16/10/2011 Minister Deenihan remembers victims of the Great Famine in Liverpool on World Food Day 2011
Today Sunday 16th October, 2011 Jimmy Deenihan T.D., Minister Arts, Heritage and Gaeltacht and Chair of the National Famine Commemoration Committee, remembered the victims of the Great Famine who travelled to Liverpool in the 1800’s to escape the effects of the famine in Ireland.
It is estimated that between 1849 and 1852, 1,241,410 Irish emigrants arrived in Liverpool. Many who travelled died there shortly after their arrival or indeed en route. In Liverpool parish in 1847 alone, over 7000 people were buried in mass graves. Thousands more were buried in surrounding parishes. Some emigrants travelled onwards to countries such as America or Australia, however, some prospered in Liverpool and the strong relationship between the citizens of Ireland and our Liverpool ancestors confirms this.
The Minister attended a ceremony commemorating the victims of the famine at the Irish Famine Memorial in the grounds of St. Luke’s Church, Leece Street, Liverpool which was unveiled by President Mary McAleese in 1998. The ceremony was attended by many of the Irish Diaspora living in Liverpool.

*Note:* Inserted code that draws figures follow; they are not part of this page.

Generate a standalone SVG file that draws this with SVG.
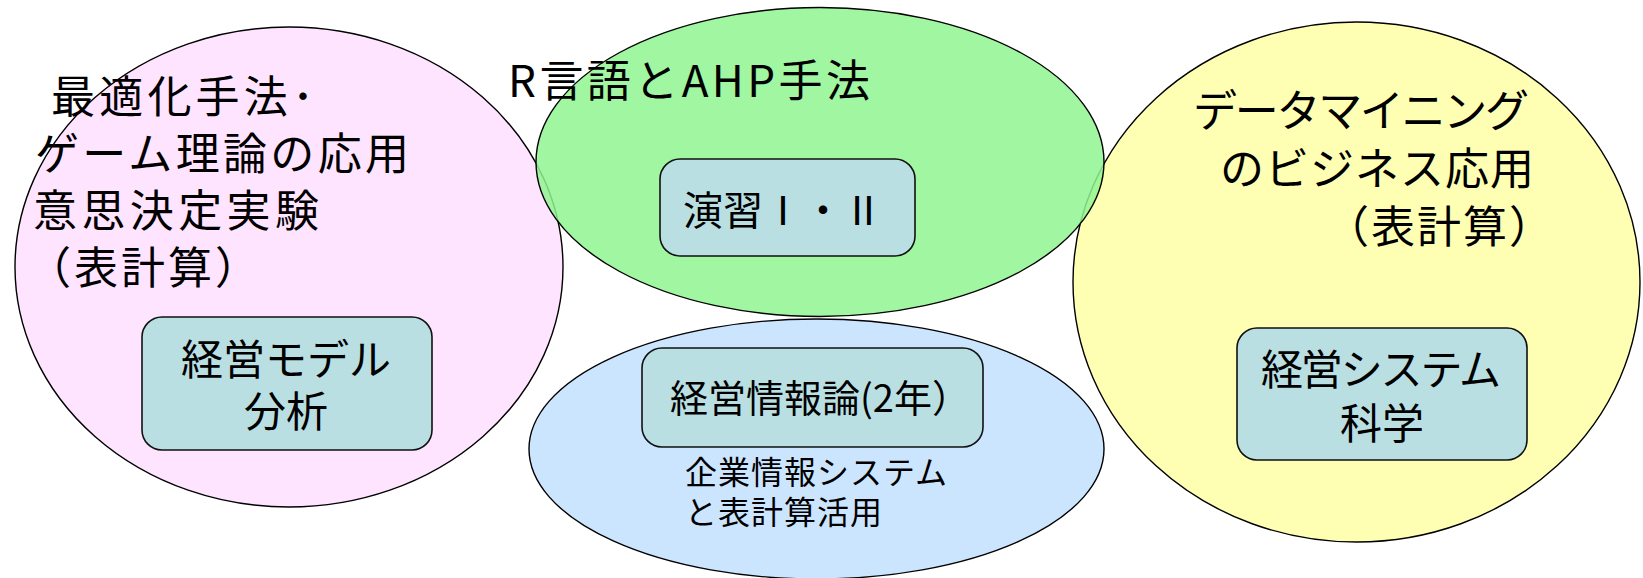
<svg xmlns="http://www.w3.org/2000/svg" width="1643" height="578" viewBox="0 0 1643 578">
<style>
text { font-family: "Noto Sans CJK JP", "Noto Sans", sans-serif; fill: #000; }
.ell { stroke: #000; stroke-width: 1.4; }
.box { fill: #B9DFE3; stroke: #111; stroke-width: 1.6; }
.t44 { font-size: 44px; }
.t42 { font-size: 42px; }
.mid { text-anchor: middle; }
</style>
<rect width="1643" height="578" fill="#FFFFFF"/>

<g id="area-optimization">
<ellipse class="ell" cx="289" cy="267" rx="274" ry="240" fill="#FFE4FF"/>
<text class="t44"><tspan x="51" y="113" textLength="263" lengthAdjust="spacing">最適化手法･</tspan><tspan x="35" y="170" textLength="374" lengthAdjust="spacing">ゲーム理論の応用</tspan><tspan x="33" y="227" textLength="286" lengthAdjust="spacing">意思決定実験</tspan><tspan x="27" y="284" textLength="232" lengthAdjust="spacing">（表計算）</tspan></text>
</g>
<g id="node-keiei-model">
<rect class="box" x="142" y="317" width="290" height="133" rx="20"/>
<text class="t42 mid"><tspan x="286" y="375">経営モデル</tspan><tspan x="286" y="427">分析</tspan></text>
</g>

<g id="area-datamining">
<ellipse class="ell" cx="1356.5" cy="282" rx="283.5" ry="260" fill="#FFFFB4"/>
<text class="t44"><tspan x="1193" y="127" textLength="336" lengthAdjust="spacing">データマイニング</tspan><tspan x="1220" y="185" textLength="314" lengthAdjust="spacing">のビジネス応用</tspan><tspan x="1325" y="243" textLength="228" lengthAdjust="spacing">（表計算）</tspan></text>
</g>
<g id="node-keiei-system">
<rect class="box" x="1237" y="328" width="290" height="132" rx="20"/>
<text class="t42 mid"><tspan x="1381" y="385" textLength="240" lengthAdjust="spacing">経営システム</tspan><tspan x="1382" y="439">科学</tspan></text>
</g>

<g id="area-enterprise">
<ellipse class="ell" cx="816.5" cy="449" rx="287.5" ry="130" fill="#CCE5FF"/>
<text font-size="32" letter-spacing="1"><tspan x="685" y="484">企業情報システム</tspan><tspan x="685" y="524">と表計算活用</tspan></text>
</g>
<g id="node-keiei-joho">
<rect class="box" x="642" y="348" width="341" height="99" rx="20"/>
<text x="670" y="412" font-size="38">経営情報論(2年）</text>
</g>

<g id="area-r-ahp">
<ellipse class="ell" cx="820" cy="162" rx="284" ry="154.5" fill="rgb(144,244,144)" fill-opacity="0.85"/>
<text class="t44" x="508" y="97" textLength="362" lengthAdjust="spacing">R言語とAHP手法</text>
</g>
<g id="node-enshu">
<rect class="box" x="660" y="159" width="255" height="97" rx="20"/>
<text class="mid" x="783" y="225" font-size="40">演習Ⅰ・Ⅱ</text>
</g>

<g id="connectors"></g>
</svg>
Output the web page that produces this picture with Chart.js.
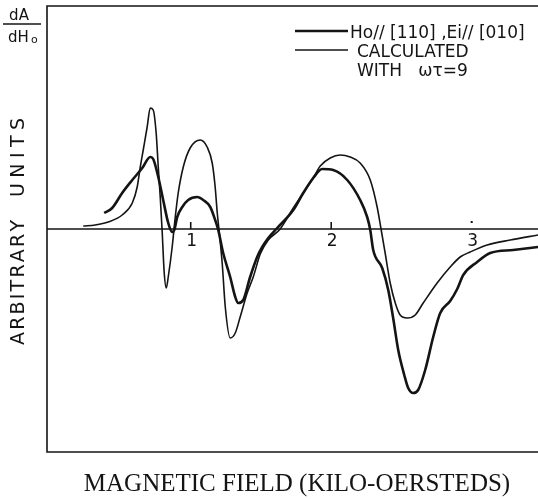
<!DOCTYPE html>
<html>
<head>
<meta charset="utf-8">
<script src="https://cdn.jsdelivr.net/npm/chart.js@4.4.1/dist/chart.umd.min.js"></script>
<style>
  html, body { margin: 0; padding: 0; background: #fff; }
  canvas { display: block; }
</style>
</head>
<body>
<canvas id="c" width="538" height="499"></canvas>
<script>
// field ticks (kilo-oersteds)
const fieldTicks = [1, 2, 3];

// thin curve (sharp, large swings)
const thinX = [0.235, 0.320, 0.413, 0.512, 0.584, 0.619, 0.641, 0.662, 0.690, 0.712, 0.733, 0.754, 0.769, 0.783, 0.797, 0.811, 0.826, 0.840, 0.868, 0.890, 0.911, 0.947, 0.996, 1.068, 1.117, 1.153, 1.174, 1.189, 1.203, 1.224, 1.246, 1.281, 1.317, 1.352, 1.402, 1.445, 1.495, 1.552, 1.637, 1.730, 1.801, 1.872, 1.922, 1.993, 2.064, 2.135, 2.206, 2.278, 2.327, 2.356, 2.384, 2.420, 2.456, 2.491, 2.541, 2.598, 2.655, 2.754, 2.847, 2.918, 2.989, 3.110, 3.274, 3.473];
const thinY = [0.3, 0.4, 0.7, 1.4, 2.6, 4.2, 6.2, 7.9, 10.2, 12.1, 11.9, 9.6, 6.2, 3.2, -0.3, -4.3, -5.9, -4.8, -1.8, 1.2, 3.6, 6.2, 8.1, 8.9, 8.2, 6.6, 4.2, 1.6, -0.3, -3.4, -7.8, -10.9, -10.4, -8.8, -6.4, -4.8, -2.5, -1.1, 0.0, 2.1, 3.6, 5.1, 6.3, 7.1, 7.4, 7.2, 6.6, 4.9, 2.2, -0.1, -2.4, -5.4, -7.4, -8.6, -8.9, -8.6, -7.4, -5.4, -3.8, -2.8, -2.3, -1.6, -1.1, -0.6];

// thick curve
const thickX = [0.384, 0.441, 0.512, 0.584, 0.655, 0.712, 0.733, 0.769, 0.804, 0.840, 0.868, 0.883, 0.904, 0.940, 0.982, 1.046, 1.089, 1.139, 1.174, 1.196, 1.231, 1.281, 1.317, 1.338, 1.374, 1.423, 1.473, 1.509, 1.552, 1.609, 1.730, 1.801, 1.872, 1.936, 2.014, 2.114, 2.206, 2.256, 2.278, 2.299, 2.363, 2.406, 2.441, 2.477, 2.520, 2.548, 2.584, 2.619, 2.669, 2.726, 2.776, 2.847, 2.897, 2.940, 3.039, 3.132, 3.295, 3.473];
const thickY = [1.6, 2.1, 3.6, 4.9, 6.1, 7.2, 7.0, 5.2, 2.9, 0.6, -0.3, -0.1, 1.2, 2.2, 2.9, 3.2, 2.9, 2.2, 0.9, -0.1, -2.4, -4.8, -6.8, -7.4, -7.1, -4.8, -2.8, -1.8, -0.9, 0.0, 1.9, 3.6, 5.1, 6.0, 5.9, 4.9, 2.9, 1.2, -0.1, -2.1, -3.9, -6.1, -8.9, -12.1, -14.6, -15.9, -16.4, -16.1, -14.1, -10.8, -8.4, -7.2, -6.0, -4.6, -3.3, -2.4, -2.1, -1.8];

const legendLines = ['Ho// [110] ,Ei// [010]', 'CALCULATED', 'WITH   \u03C9\u03C4=9'];

const ink = '#141414';
const toPts = (xs, ys) => xs.map((x, i) => ({ x: x, y: ys[i] }));

// spread letters evenly over a given width
function spreadText(ctx, text, x, y, width) {
    const ws = [...text].map(ch => ctx.measureText(ch).width);
    const total = ws.reduce((a, b) => a + b, 0);
    const gap = text.length > 1 ? (width - total) / (text.length - 1) : 0;
    let cx = x;
    [...text].forEach((ch, i) => {
        ctx.fillText(ch, cx, y);
        cx += ws[i] + gap;
    });
}

const decor = {
    id: 'decor',
    beforeDatasetsDraw(chart) {
        const { ctx, chartArea: a, scales: { x, y } } = chart;
        const y0 = y.getPixelForValue(0);
        ctx.save();
        ctx.strokeStyle = ink;
        ctx.lineWidth = 1.6;
        ctx.beginPath();
        ctx.moveTo(a.right, a.top);
        ctx.lineTo(a.left, a.top);
        ctx.lineTo(a.left, a.bottom);
        ctx.lineTo(a.right, a.bottom);
        ctx.moveTo(a.left, y0);
        ctx.lineTo(a.right, y0);
        ctx.stroke();

        // ticks on the zero line
        ctx.fillStyle = ink;
        ctx.font = '17px "DejaVu Sans"';
        ctx.textAlign = 'center';
        ctx.textBaseline = 'top';
        fieldTicks.forEach(v => {
            const px = x.getPixelForValue(v);
            if (v < 3) {
                ctx.beginPath();
                ctx.moveTo(px, y0 - 7);
                ctx.lineTo(px, y0);
                ctx.stroke();
            } else {
                ctx.fillRect(px - 1, y0 - 8, 2, 2);
            }
            ctx.fillText(String(v), px + 1, y0 + 4);
        });
        ctx.restore();
    },
    afterDraw(chart) {
        const { ctx } = chart;
        const ds = chart.data.datasets;
        ctx.save();
        ctx.fillStyle = ink;
        ctx.strokeStyle = ink;

        // dA / dHo
        ctx.font = '15px "DejaVu Sans"';
        ctx.textAlign = 'center';
        ctx.textBaseline = 'alphabetic';
        ctx.fillText('dA', 19, 20);
        ctx.lineWidth = 1.4;
        ctx.beginPath();
        ctx.moveTo(3, 24);
        ctx.lineTo(41, 24);
        ctx.stroke();
        ctx.textAlign = 'left';
        ctx.fillText('dH', 8, 42);
        ctx.font = '11px "DejaVu Sans"';
        ctx.fillText('o', 31, 43);

        // rotated y title
        ctx.save();
        ctx.translate(19, 236);
        ctx.rotate(-Math.PI / 2);
        ctx.font = '19px "DejaVu Sans"';
        ctx.textAlign = 'left';
        ctx.textBaseline = 'middle';
        spreadText(ctx, 'ARBITRARY', -109, 0, 125);
        spreadText(ctx, 'UNITS', 39, 0, 79);
        ctx.restore();

        // legend
        const sx0 = 295, sx1 = 348;
        [[31, ds[1].borderWidth], [50, ds[0].borderWidth]].forEach(([ly, lw]) => {
            ctx.lineWidth = lw;
            ctx.beginPath();
            ctx.moveTo(sx0, ly);
            ctx.lineTo(sx1, ly);
            ctx.stroke();
        });
        ctx.font = '17px "DejaVu Sans"';
        ctx.textAlign = 'left';
        ctx.textBaseline = 'alphabetic';
        ctx.fillText(legendLines[0], 350, 38, 184);
        ctx.fillText(legendLines[1], 357, 57);
        ctx.fillText(legendLines[2], 357, 76);

        // x title
        ctx.font = '25px "Liberation Serif"';
        ctx.textAlign = 'center';
        ctx.fillText('MAGNETIC FIELD (KILO-OERSTEDS)', 297, 491);
        ctx.restore();
    }
};

new Chart(document.getElementById('c'), {
    type: 'line',
    data: {
        datasets: [
            {
                label: 'thin',
                data: toPts(thinX, thinY),
                borderColor: ink,
                borderWidth: 1.6,
                pointRadius: 0,
                fill: false,
                cubicInterpolationMode: 'monotone'
            },
            {
                label: 'thick',
                data: toPts(thickX, thickY),
                borderColor: ink,
                borderWidth: 2.6,
                pointRadius: 0,
                fill: false,
                cubicInterpolationMode: 'monotone'
            }
        ]
    },
    options: {
        responsive: false,
        devicePixelRatio: 1,
        animation: false,
        layout: { padding: { left: 47, right: 0, top: 6, bottom: 47 } },
        scales: {
            x: { type: 'linear', min: -0.023, max: 3.472, display: false },
            y: { type: 'linear', min: -22.3, max: 22.3, display: false }
        },
        plugins: {
            legend: { display: false },
            tooltip: { enabled: false }
        }
    },
    plugins: [decor]
});
</script>
</body>
</html>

The Minister commented: “The Great Famine resulted in a disproportionately strong representation of the Irish among the nations formed through emigration in the later 19th and early 20th centuries. These diaspora communities still demonstrate a significant affinity with their migrant predecessors of the Famine and there is strong evidence of this affinity here in Liverpool”.
The Minister also took the opportunity to attend the Liverpool Irish Festival and attended a performance entitled “Comings and Goings” – a series of dramatic scenes illustrating the wave of migration from Ireland to Liverpool which began with the potato famine of 1845-62 and continued with departures to America, South Africa and Australia throughout the 19th century.
The event coincided with World Food Day 2011 and the Minister said: “It is fitting that this ceremony takes place on World Food Day. One of the aims of World Food Day is to heighten public awareness of the problem of hunger in the world; the purpose of this Commemoration is not only to remember the victims of the past but to raise awareness of famine issues all over the world. The legacy of the famine in Ireland includes a deep compassion felt by Irish people for those who suffer from hunger in today’s world and a very strong commitment to humanitarian aid and relief. Although we can say that famine in Ireland or England may not be likely in our time there are other parts of the world experiencing famine today.”